Dopo i consensi per l’approvazione da parte del Consiglio dei ministri, il decreto legge sulle grandi navi a Venezia comincia a registrare i primi aperti dissensi, legati soprattutto alle modalità di gestione del passaggio a partire dal primo agosto prossimo degli approdi delle crociere a Marghera e la conseguente concessione dei terminal, ai ristori per i lavoratori, con grosse incognite sulla crocieristica in Laguna.
Un plauso all’iniziativa del governo Draghi viene dalla direttrice generale dell’Unesco, Audrey Azoulay, che definisce la decisione «una gran bella notizia e un passo importante, che contribuisce in modo significativo alla tutela di questo luogo straordinario Patrimonio dell’Umanità», su cui l’agenzia dell’Onu aveva minacciato una revisione del giudizio in caso di ulteriori tentennamenti.
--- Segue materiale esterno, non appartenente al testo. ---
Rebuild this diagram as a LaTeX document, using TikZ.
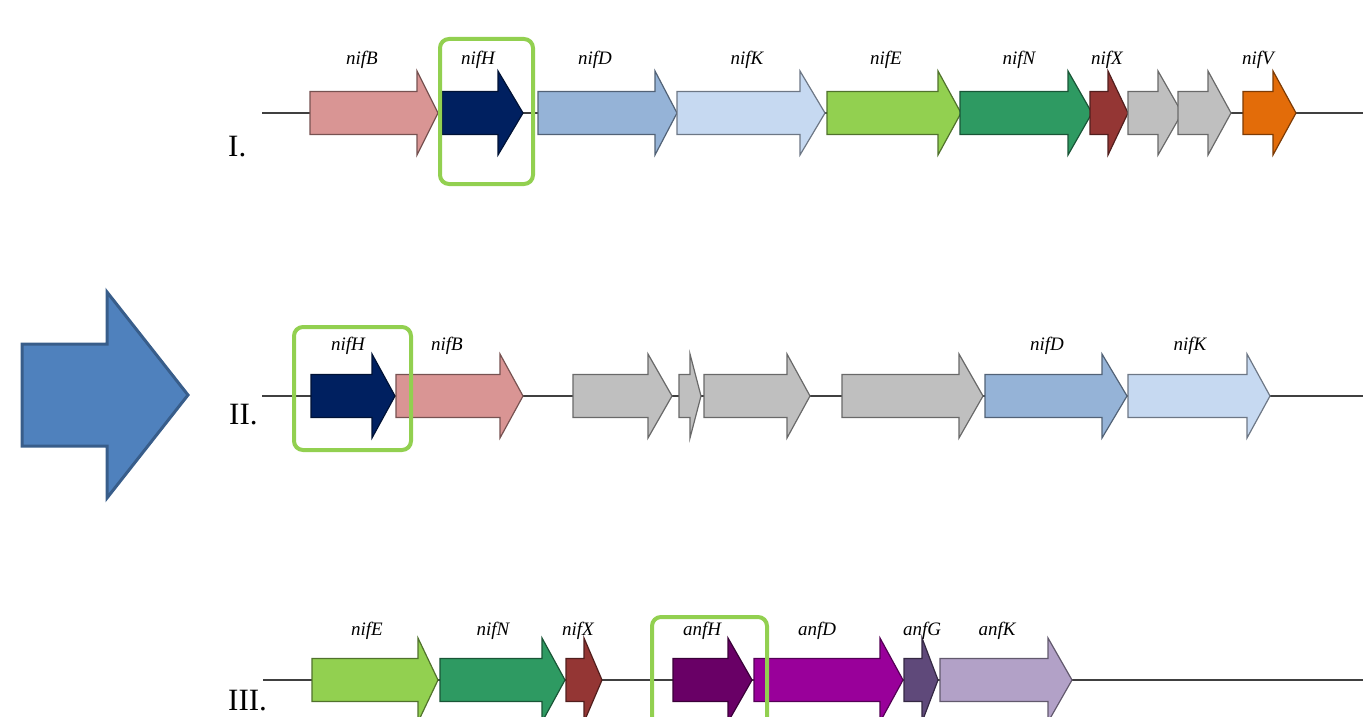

In città la decisione del governo è criticata apertamente, sia dai favorevoli sia dai contrari ai passaggi delle navi da crociera. I comitati “No Navi” stigmatizzano il fatto che «le compagnie non risarciscono i danni provocati alla città e ai suoi abitanti, ma vengono indennizzate per non passare più davanti a San Marco».
Gli armatori della Clia non sono contrari aprioristicamente ad approdi alternativi, mentre la Venezia Terminal Passeggeri (Vtp), nella cui compagine figurano anche le società crocieristiche, sostiene che il decreto «di fatto cancella arbitrariamente la possibilità di utilizzo del terminal di Marittima in concessione a Vtp fino al 2025, cancellando la concessione in modo unilaterale, violando norme nazionali e comunitarie».
La situazione avrà il suo epilogo entro un paio di settimane, quando a Venezia arriveranno le ultime tre crociere prima della fermata definitiva.
Da parte degli albergatori si paventa invece il ritorno di «valanghe di torpedoni – ha detto il direttore dell’Ava, Claudio Scarpa – che scaricheranno turisti pendolari e non stanziali. Così si scalano i costi, ma diminuiscono i guadagni».
Chi guarda avanti è il presidente di Conftrasporto Confcommercio, Paolo Uggè che «invita al governo di migliorare il decreto in fase di conversione in legge per definire i tempi della disponibilità dei primi accostia Marghera. Per evitare che la prossima stagione, che dovrebbe essere quella della piena ripresa dopo il duro colpo inferto dalla pandemia al settore, possa subire contraccolpi, è necessario avere la certezza che per marzo 2022 gli accosti siano pronti».
«Al ministro Franceschini, che oggi esulta – punge Uggè -, vogliamo ricordare che se questa decisione fosse stata assunta, come chiedevamo, dal governo Conte di cui faceva parte, a quest’ora gli accosti a Marghera, adeguati durante il confinamento, sarebbero stati pronti e si sarebbero evitati durissimi effetti sui lavoratori e le imprese di uno dei principali porti italiani».